Un día del cual no quiero acordarme, en un bar de mala muerte, luego de cobrar un escuálido sueldo de esa época, en una vieja rocola, escuché aquellos versos de “Quiero comprarle a la vida/ Cinco centavitos de felicidad/ Quiero tener yo mi dicha pagando con sangre y con lágrimas…”, era la voz aguardentosa de Guiller, y la hice tocar tantas veces, que supongo el disco se rayó. Recuerdos que tenazmente se instalan en el desván de la memoria.

“El rey de las cantinas” tenía una voz privilegiada, que invitaba a soñar, sabor a desengaño, a tristeza, al amor incomprendido, como es la vida, y lo curioso es que era abstemio. Un profesional del canto. Nos vamos quedando solos: Armando Manzanero, Lucho Barrios y ahora Guiller, quien nos cantaba del vicio, pero que curiosamente solo lo entonaba. Esa es la vida, no la que vivimos, sino la que recordamos, como decía Gabo.

El  mexicano Carlos Monsiváis tiene razón cuando dice que el bolero “es apenas la nostalgia de una ciudad que  nunca existió”. Mejor vayamos al cronista Eloy Jáuregui, cuando señala que el “bolero actúa en  la zona hipersensible del alma”. Mejor no filosofemos.

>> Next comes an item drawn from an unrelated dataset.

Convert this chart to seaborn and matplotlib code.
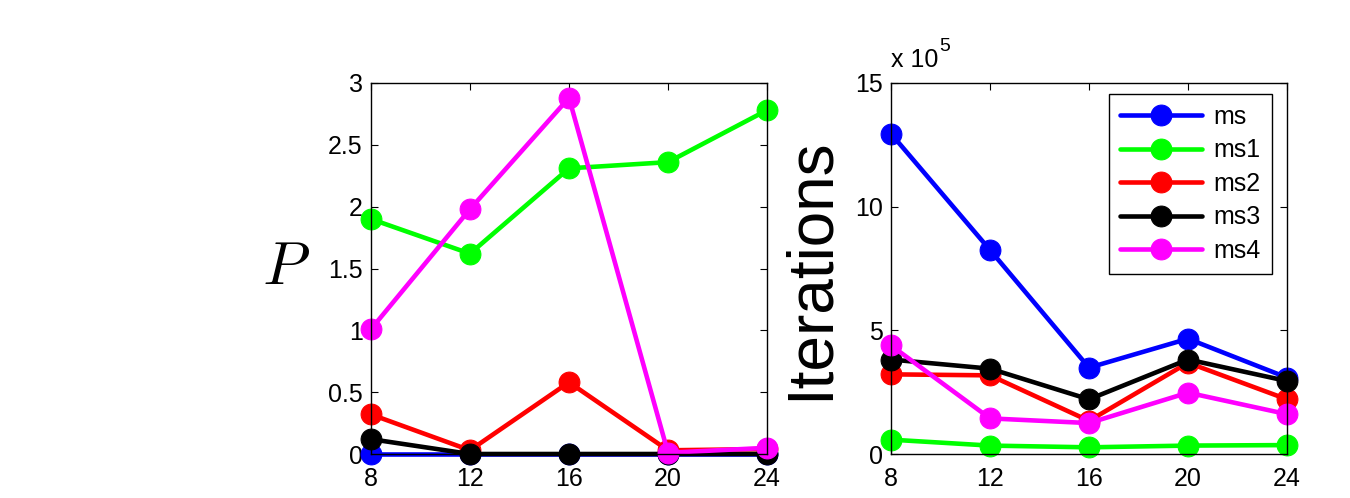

Mis hijos, cuando coloco un viejo CD de boleros, me insisten en tiempos de borracheras o algo por el estilo, lo que no es cierto. El bolero, imagino que para muchos de ustedes amables lectores, es apenas la letra y música, de amores y desengaños, de tristezas infinitas, de sumas y restas, de lo que uno vivió o quiso vivir. Es apenas el gusto por un género que nunca pasará de moda, donde la letra es apenas el pretexto para recordar un gesto que se convierte en fantasma de aquello que fue y nunca más será. Al final de cuentas, el bolero es la dicha y la desdicha, el placer de saber que -pese a todo- tenemos una vida emotiva, emocional. Nada más. Gracias, Guiller.